Besides all of these “commercial” offerings (commercial in a sense that they’re offered as a service or their development is funded by commercial entities), there is a lot of innovation happening in the WASM runtime space. Take WAVM, WebAssembly Virtual Machine which can load both WASM binaries as well as their text representations and then execute them. Or WASMVM or even the dotnet-webassembly which lets you load and run WASM from dotnet
programs. And I’m pretty sure there are and will be many many more out there hiding in dark corners of GitHub. One of the most interesting projects I’ve come across recently is nebulet. Nebulet is a microkernel which can execute WASM binaries in Ring0. I mean this is super cool! Of course we can’t always avoid user space, but this is nevertheless a very interesting project as your WASM binary suddenly gains access to the features of OS directly inaccessible from user space.
All of this kind of validates what we suspected last summer: WASM will not stop on the web. It will crawl into everything. It will be on the web, it will be “embedded” in programs and embeddable by programs. It will run on mobile phones and embedded devices. This vision might seem kinda crazy and maybe it is, but with the recent announcement of WebAssembly System Interface (WASI) which attempts to standardise WASM interface to be run on arbitrary Operating Systems it might turn out to be the reality . WASI essentially means WASM will no longer be confined to browser sandboxes or specific runtime environments – in the future we might be able to run WASM everywhere.
Interesting challenges
Of course all is not hunky dory. There are a lot of things that need to be addressed both in the specification as well as in the tooling space. For starters I’m still not sure if one can finally access DOM directly from WASM binary. Or what Web APIs are accessible by WASM directly? Sharing data is also a bit clunky and the decision whether to add Garbage Collector to WASM still does not seem to have been taken.
One interesting aspect of WASM is security. WASM specification allows to prevent a lot of well known runtime hijacking issues such as the infamous stack overflow. But one particular aspect of WASM caught my attention: the security in the announced WASI specification takes a lot of inspiration from Capability-based security.

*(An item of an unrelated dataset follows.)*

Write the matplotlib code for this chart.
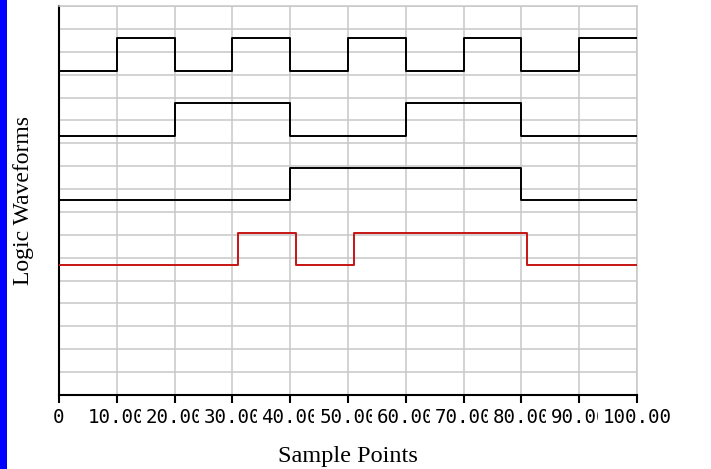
import numpy as np
import matplotlib
matplotlib.use("Agg")
import matplotlib.pyplot as plt
from matplotlib.patches import Rectangle

# transition points (sample index) and logic level after each point
clk_x = [0, 10, 20, 30, 40, 50, 60, 70, 80, 90, 100]
clk_lv = [0, 1, 0, 1, 0, 1, 0, 1, 0, 1, 1]
div2_x = [0, 20, 40, 60, 80, 100]
div2_lv = [0, 1, 0, 1, 0, 0]
div4_x = [0, 40, 80, 100]
div4_lv = [0, 1, 0, 0]
out_x = [0, 31, 41, 51, 81, 100]
out_lv = [0, 1, 0, 1, 0, 0]

# baseline of each trace on the y scale
offsets = [10, 8, 6, 4]
colors = ["black", "black", "black", "#c81414"]

x_ticks = [0, 10, 20, 30, 40, 50, 60, 70, 80, 90, 100]
x_tick_labels = ["0", "10.00", "20.00", "30.00", "40.00", "50.00",
                 "60.00", "70.00", "80.00", "90.00", "100.00"]

fig = plt.figure(figsize=(7.11, 4.69), dpi=100)
ax = fig.add_axes([59 / 711, 74 / 469, 578 / 711, 389 / 469])

# blue strip at the left edge
fig.patches.append(Rectangle((0, 0), 7 / 711, 1, transform=fig.transFigure,
                             facecolor="#0000ff", edgecolor="none"))

traces = [(clk_x, clk_lv), (div2_x, div2_lv), (div4_x, div4_lv), (out_x, out_lv)]
for (xs, lv), off, c in zip(traces, offsets, colors):
    ys = np.array(lv) + off
    ax.step(xs, ys, where="post", color=c, lw=1.4, zorder=3)

ax.set_xlim(0, 100)
ax.set_ylim(0, 12)
ax.set_xticks(x_ticks)
ax.set_xticklabels(x_tick_labels, family="DejaVu Sans Mono", fontsize=13.8)
for lab in ax.get_xticklabels():
    lab.set_bbox(dict(facecolor="white", edgecolor="none", pad=3.5))
ax.set_yticks(np.linspace(0, 12, 18))
ax.set_yticklabels([])
ax.tick_params(axis="y", length=0, pad=0)
ax.tick_params(axis="x", length=7, width=1.5, color="black", pad=2)

ax.grid(True, color="#c8c8c8", lw=1.1, zorder=0)
ax.set_axisbelow(True)

for s in ["top", "right"]:
    ax.spines[s].set_color("#c8c8c8")
    ax.spines[s].set_linewidth(1.1)
for s in ["left", "bottom"]:
    ax.spines[s].set_color("black")
    ax.spines[s].set_linewidth(1.5)

ax.set_xlabel("Sample Points", family="Liberation Serif", fontsize=17.5, labelpad=14)
ax.set_ylabel("Logic Waveforms", family="Liberation Serif", fontsize=17, labelpad=0)
ax.yaxis.set_label_coords(-25 / 578, 0.5)

fig.savefig("out.png", dpi=100)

I’ve been chatting to Justin Cormack about capability-based security occasionally after he had given a talk about what he referred to as “an obscure whitepaper by HP”. You can watch the talk here. Capability-based security is super interesting. It sort of flips the traditional Access Control List model on its head. With ACLs one attaches a list of permissions to an object which define the object access control — permissions have to be however validated by some authority which is usually underlying operating system. It turns out this does not scale that well as it requires a lot of maintenance and operational overhead.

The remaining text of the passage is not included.